Sometimes you see a movie that satisfies you on every level. I had already seen Luis Buñuel's Belle de Jour, and of course, Un Chien Andalou, but I hadn't considered how wildly anarchic and disrespectful Buñuel was until I discovered his films thorugh Michael Weldon's Psychotronic Video Guide. After that, I read Buñuel's autobiography, My Last Sigh, and saw several films one on top of the other. But Viridiana stands out.
Buñuel's frequent star Fernando Rey plays Don Jaime, the uncle of a nun, who has paid for her admission to school. At the behest of the Mother Superior, the nun, Viridiana (Silvia Pinal) goes to visit her benefactor since she has never thanked him in person for his kindness. Once there, she revives memories of the uncle's dead wife, and he drugs her and tells her he has slept with her, then kills himself. Now that she can no longer go back to the nunnery, she inherits his house, and turns it into a home for unhoused people, misfits, and outcasts. When she leaves them alone for an evening, the outcasts break into the big house and have a feast. At one point, they pose like the Last Supper. Authorities tried to burn all existing prints of Viridiana because of that scene. Fortunately, they survived.
It's hard to describe Buñuel in writing. He has a distinctive style, unlike any other filmmaker. His images are often dreamlike, and they flow with a dream logic, abandoning a story line at any moment for a new one. He tries to include unconventional images that don't belong anywhere. In Viridiana, there is a sequence where a horse drawn cart rolls along the road with a dog on a leash tied to the undercarriage. A man (Francisco Rabal) buys the dog from its owner to prevent any further cruelty. As they walk away, another cart rolls by with another dog tied to it. Buñuel says this was quite common in his hometown, but the image always haunted him. Now it haunts us.
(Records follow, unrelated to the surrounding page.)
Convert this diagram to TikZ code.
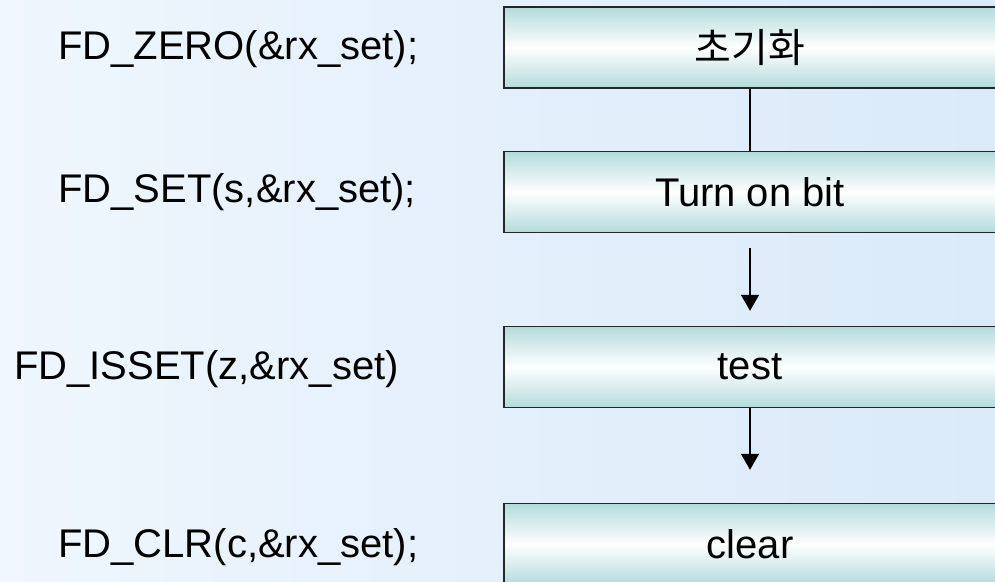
\documentclass[tikz,border=0pt]{standalone}
\usepackage{fontspec}
\setmainfont{Liberation Sans}
\newfontfamily\krfont{Noto Sans CJK KR}
\usetikzlibrary{arrows.meta}
\definecolor{boxteal}{HTML}{B3DADB}
\definecolor{bgleft}{HTML}{EFF6FD}
\definecolor{bgright}{HTML}{DAEAF9}
\begin{document}
\begin{tikzpicture}[x=1pt,y=1pt,
  stepbox/.style={draw=black!85, line width=1.4pt, top color=boxteal,
    bottom color=boxteal, middle color=white, minimum width=492pt,
    minimum height=81pt, inner sep=0pt, font=\fontsize{40}{48}\selectfont},
  code/.style={font=\fontsize{40}{48}\selectfont, inner sep=0pt},
  flow/.style={line width=1.4pt, -{Triangle[width=18pt,length=16pt]}},
  link/.style={line width=1.4pt}]
\useasboundingbox (0,0) rectangle (995,581);
\clip (0,0) rectangle (995,581);
% background
\shade[left color=bgleft, right color=bgright] (0,0) rectangle (995,581);

% flow boxes
\node[stepbox] (b1) at (750,533.5) {\krfont 초기화};
\node[stepbox] (b2) at (750,389) {Turn on bit};
\node[stepbox] (b3) at (750,214) {test};
\node[stepbox] (b4) at (750,37) {clear};

% connectors
\draw[link] (b1.south) -- (b2.north);
\draw[flow] ([yshift=-15pt]b2.south) -- ([yshift=15pt]b3.north);
\draw[flow] (b3.south) -- ([yshift=33pt]b4.north);

% macro calls
\node[code, anchor=base west] (c1) at (58,521) {FD\_ZERO(\&rx\_set);};
\node[code, anchor=base west] (c2) at (58,378) {FD\_SET(s,\&rx\_set);};
\node[code, anchor=base west] (c3) at (14,201) {FD\_ISSET(z,\&rx\_set)};
\node[code, anchor=base west] (c4) at (58,24) {FD\_CLR(c,\&rx\_set);};
\end{tikzpicture}
\end{document}
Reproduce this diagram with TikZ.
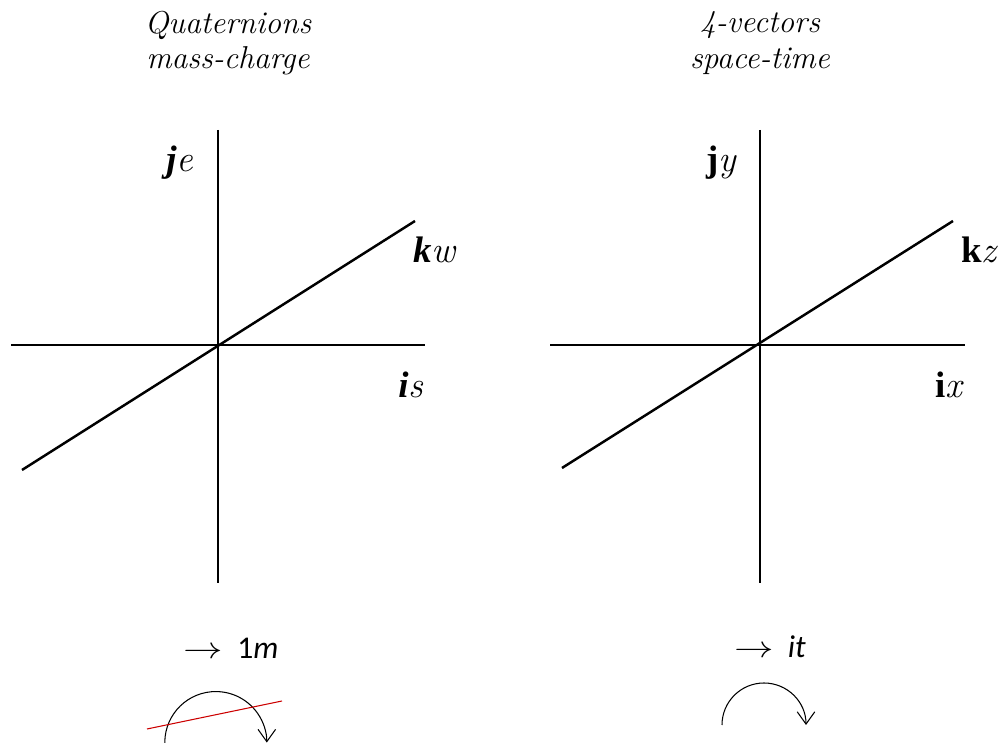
\documentclass[tikz,border=0pt]{standalone}
\usepackage{fontspec}
\setmainfont{Latin Modern Roman}[
    BoldFont={Liberation Serif Bold},
    BoldItalicFont={Liberation Serif Bold Italic}]
\newfontfamily\calfont{Carlito}
\usetikzlibrary{arrows.meta}

\begin{document}
\begin{tikzpicture}[
        x=0.02cm, y=0.02cm,
        axisline/.style={line width=1.4pt, black},
        heading/.style={font=\fontsize{18}{20}\selectfont\itshape, align=center, inner sep=0pt},
        axlabel/.style={font=\fontsize{21}{24}\selectfont, inner sep=0pt, anchor=base},
        caption/.style={font=\calfont\fontsize{18}{20}\selectfont, inner sep=0pt},
        turnarc/.style={line width=0.6pt, -{Straight Barb[length=7pt,width=10pt]}},
        crossout/.style={line width=0.6pt, red!80!black}
    ]
    \useasboundingbox (0,0) rectangle (998,743);

    % ==========================================
    % 1. Quaternions (left)
    % ==========================================
    \node[heading] (qtitle) at (228, 700) {Quaternions\\mass-charge};

    \coordinate (qo) at (218, 398);
    \coordinate (qtop) at (218, 613);
    \coordinate (qbot) at (218, 160);
    \coordinate (qleft) at (11, 398);
    \coordinate (qright) at (425, 398);
    \coordinate (qdiag1) at (22, 273);
    \coordinate (qdiag2) at (415, 522);

    \draw[axisline] (qtop) -- (qbot);
    \draw[axisline] (qleft) -- (qright);
    \draw[axisline] (qdiag1) -- (qdiag2);

    \node[axlabel] (qj) at (180, 571) {\textbf{\textit{j}}\textit{e}};
    \node[axlabel] (qk) at (435, 480) {\textbf{\textit{k}}\textit{w}};
    \node[axlabel] (qi) at (411, 345) {\textbf{\textit{i}}\textit{s}};

    \node[caption] (qcap) at (231, 95) {\scalebox{1.3}[1]{$\rightarrow$}\ \ 1\textit{m}};

    % arc, struck out
    \coordinate (qarcstart) at (165, -4);
    \draw[turnarc] (qarcstart) arc[start angle=185, end angle=0, radius=51];
    \coordinate (qred1) at (147, 14);
    \coordinate (qred2) at (282, 42);
    \draw[crossout] (qred1) -- (qred2);

    % ==========================================
    % 2. 4-vectors (right)
    % ==========================================
    \node[heading] (vtitle) at (760, 700) {4-vectors\\space-time};

    \coordinate (vo) at (760, 398);
    \coordinate (vtop) at (760, 613);
    \coordinate (vbot) at (760, 160);
    \coordinate (vleft) at (550, 398);
    \coordinate (vright) at (965, 398);
    \coordinate (vdiag1) at (562, 275);
    \coordinate (vdiag2) at (953, 522);

    \draw[axisline] (vtop) -- (vbot);
    \draw[axisline] (vleft) -- (vright);
    \draw[axisline] (vdiag1) -- (vdiag2);

    \node[axlabel] (vj) at (722, 571) {\textbf{j}\textit{y}};
    \node[axlabel] (vk) at (980, 480) {\textbf{k}\textit{z}};
    \node[axlabel] (vi) at (950, 345) {\textbf{i}\textit{x}};

    \node[caption] (vcap) at (770, 96) {\scalebox{1.3}[1]{$\rightarrow$}\ \ \textit{it}};

    \coordinate (varcstart) at (722, 18);
    \draw[turnarc] (varcstart) arc[start angle=180, end angle=0, radius=42];

\end{tikzpicture}
\end{document}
Buñuel is the one of the greatest of all filmmakers. He opens your mind, and makes you feel alive and comfortable, as if you were dreaming. See Viridiana, and all other movies will seem to be missing something from then on.
Nearly ten years after I wrote the above review, The Criterion Collection has released a crisp new DVD. Extras include a selection of interviews and a trailer, but the liner notes are packed with good stuff: an essay and an interview with Buñuel.
That was 2006. Now in 2026, the Criterion Collection has upgraded Viridiana to Blu-ray and 4K. I compared it with the DVD, and things are immeasurably better, brighter and cleaner. The bonuses seem to have been transferred over intact: an interview with star Silvia Pinal (14 minutes), excerpts from a 1964 episode on Buñuel from the television series Cinéastes de notre temps (37 minutes), a 2005 interview with film scholar Richard Porton (13 minutes), and trailers for the original U.S. release (2:26 minutes) and the 2025 re-release (1:49 minutes). The liner notes booklet includes an essay by essay by film scholar Michael Wood and an interview with Buñuel. Highly Recommended.